# What this task involves
Repeat every record below exactly, omitting any pictures.

# Data supplied
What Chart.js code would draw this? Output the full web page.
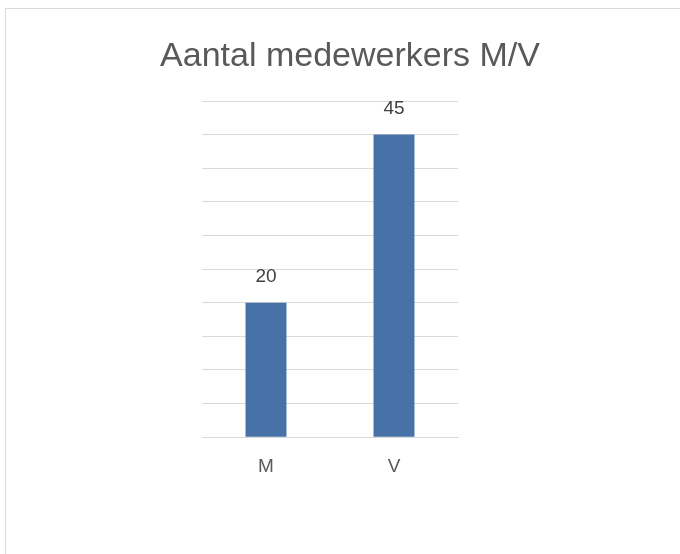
<!DOCTYPE html>
<html>
<head>
<meta charset="utf-8">
<script src="https://cdn.jsdelivr.net/npm/chart.js@4"></script>
<style>
  body { margin: 0; background: #fff; overflow: hidden; }
  #frame { position: absolute; left: 5px; top: 8px; width: 700px; height: 600px; border: 1px solid #d9d9d9; }
  #wrap { position: absolute; left: 0; top: 0; width: 680px; height: 554px; }
</style>
</head>
<body>
<div id="frame"></div>
<div id="wrap"><canvas id="grafico" width="680" height="554"></canvas></div>
<script>
const categorias = ['M', 'V'];
const aantallen = [20, 45];
const titel = 'Aantal medewerkers M/V';

// titel en labels boven de staven
const tekstLaag = {
    id: 'tekstLaag',
    afterDatasetsDraw(chart) {
        const ctx = chart.ctx;
        const meta = chart.getDatasetMeta(0);
        ctx.save();
        ctx.textAlign = 'center';
        ctx.textBaseline = 'middle';
        ctx.font = '34px "Liberation Sans", Arial, sans-serif';
        ctx.fillStyle = '#595959';
        ctx.fillText(titel, 350, 57);
        ctx.font = '19px "Liberation Sans", Arial, sans-serif';
        ctx.fillStyle = '#404040';
        meta.data.forEach((bar, i) => {
            ctx.fillText(String(aantallen[i]), bar.x, bar.y - 26);
        });
        ctx.restore();
    }
};

document.addEventListener('DOMContentLoaded', () => {
    const ctx = document.getElementById('grafico').getContext('2d');
    new Chart(ctx, {
        type: 'bar',
        data: {
            labels: categorias,
            datasets: [{
                data: aantallen,
                backgroundColor: '#4672a8',
                borderWidth: 0,
                barPercentage: 0.32,
                categoryPercentage: 1
            }]
        },
        options: {
            responsive: false,
            animation: false,
            layout: { padding: { left: 202, right: 222, top: 101, bottom: 57 } },
            plugins: {
                legend: { display: false },
                tooltip: { enabled: false },
                title: { display: false }
            },
            scales: {
                x: {
                    grid: { display: false, drawTicks: false },
                    border: { display: true, color: '#d9d9d9' },
                    ticks: {
                        color: '#595959',
                        padding: 18.5,
                        font: { family: '"Liberation Sans", Arial, sans-serif', size: 19, lineHeight: 1.2 }
                    }
                },
                y: {
                    min: 0,
                    max: 50,
                    ticks: { display: false, stepSize: 5 },
                    grid: { color: '#d9d9d9', drawTicks: false },
                    border: { display: false },
                    afterFit(scale) { scale.width = 0; }
                }
            }
        },
        plugins: [tekstLaag]
    });
});
</script>
</body>
</html>
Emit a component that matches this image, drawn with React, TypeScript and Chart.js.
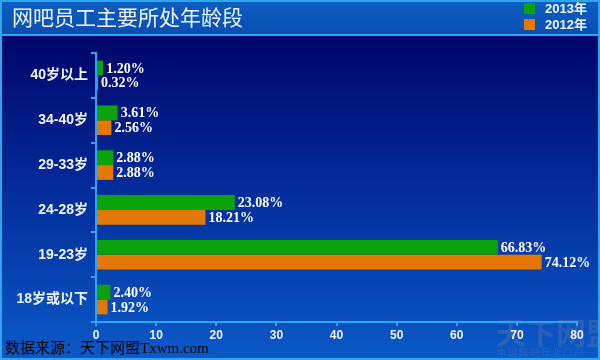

# Exercise result
What Chart.js code would draw this? Output the full web page.
<!DOCTYPE html>
<html>
<head>
<meta charset="utf-8">
<script src="https://cdn.jsdelivr.net/npm/chart.js@4"></script>
<style>
  body { margin: 0; background: #fff; overflow: hidden; }
  #frame { position: absolute; left: 5px; top: 8px; width: 700px; height: 600px; border: 1px solid #d9d9d9; }
  #wrap { position: absolute; left: 0; top: 0; width: 680px; height: 554px; }
</style>
</head>
<body>
<div id="frame"></div>
<div id="wrap"><canvas id="grafico" width="680" height="554"></canvas></div>
<script>
const categorias = ['M', 'V'];
const aantallen = [20, 45];
const titel = 'Aantal medewerkers M/V';

// titel en labels boven de staven
const tekstLaag = {
    id: 'tekstLaag',
    afterDatasetsDraw(chart) {
        const ctx = chart.ctx;
        const meta = chart.getDatasetMeta(0);
        ctx.save();
        ctx.textAlign = 'center';
        ctx.textBaseline = 'middle';
        ctx.font = '34px "Liberation Sans", Arial, sans-serif';
        ctx.fillStyle = '#595959';
        ctx.fillText(titel, 350, 57);
        ctx.font = '19px "Liberation Sans", Arial, sans-serif';
        ctx.fillStyle = '#404040';
        meta.data.forEach((bar, i) => {
            ctx.fillText(String(aantallen[i]), bar.x, bar.y - 26);
        });
        ctx.restore();
    }
};

document.addEventListener('DOMContentLoaded', () => {
    const ctx = document.getElementById('grafico').getContext('2d');
    new Chart(ctx, {
        type: 'bar',
        data: {
            labels: categorias,
            datasets: [{
                data: aantallen,
                backgroundColor: '#4672a8',
                borderWidth: 0,
                barPercentage: 0.32,
                categoryPercentage: 1
            }]
        },
        options: {
            responsive: false,
            animation: false,
            layout: { padding: { left: 202, right: 222, top: 101, bottom: 57 } },
            plugins: {
                legend: { display: false },
                tooltip: { enabled: false },
                title: { display: false }
            },
            scales: {
                x: {
                    grid: { display: false, drawTicks: false },
                    border: { display: true, color: '#d9d9d9' },
                    ticks: {
                        color: '#595959',
                        padding: 18.5,
                        font: { family: '"Liberation Sans", Arial, sans-serif', size: 19, lineHeight: 1.2 }
                    }
                },
                y: {
                    min: 0,
                    max: 50,
                    ticks: { display: false, stepSize: 5 },
                    grid: { color: '#d9d9d9', drawTicks: false },
                    border: { display: false },
                    afterFit(scale) { scale.width = 0; }
                }
            }
        },
        plugins: [tekstLaag]
    });
});
</script>
</body>
</html>
Emit a component that matches this image, drawn with React, TypeScript and Chart.js.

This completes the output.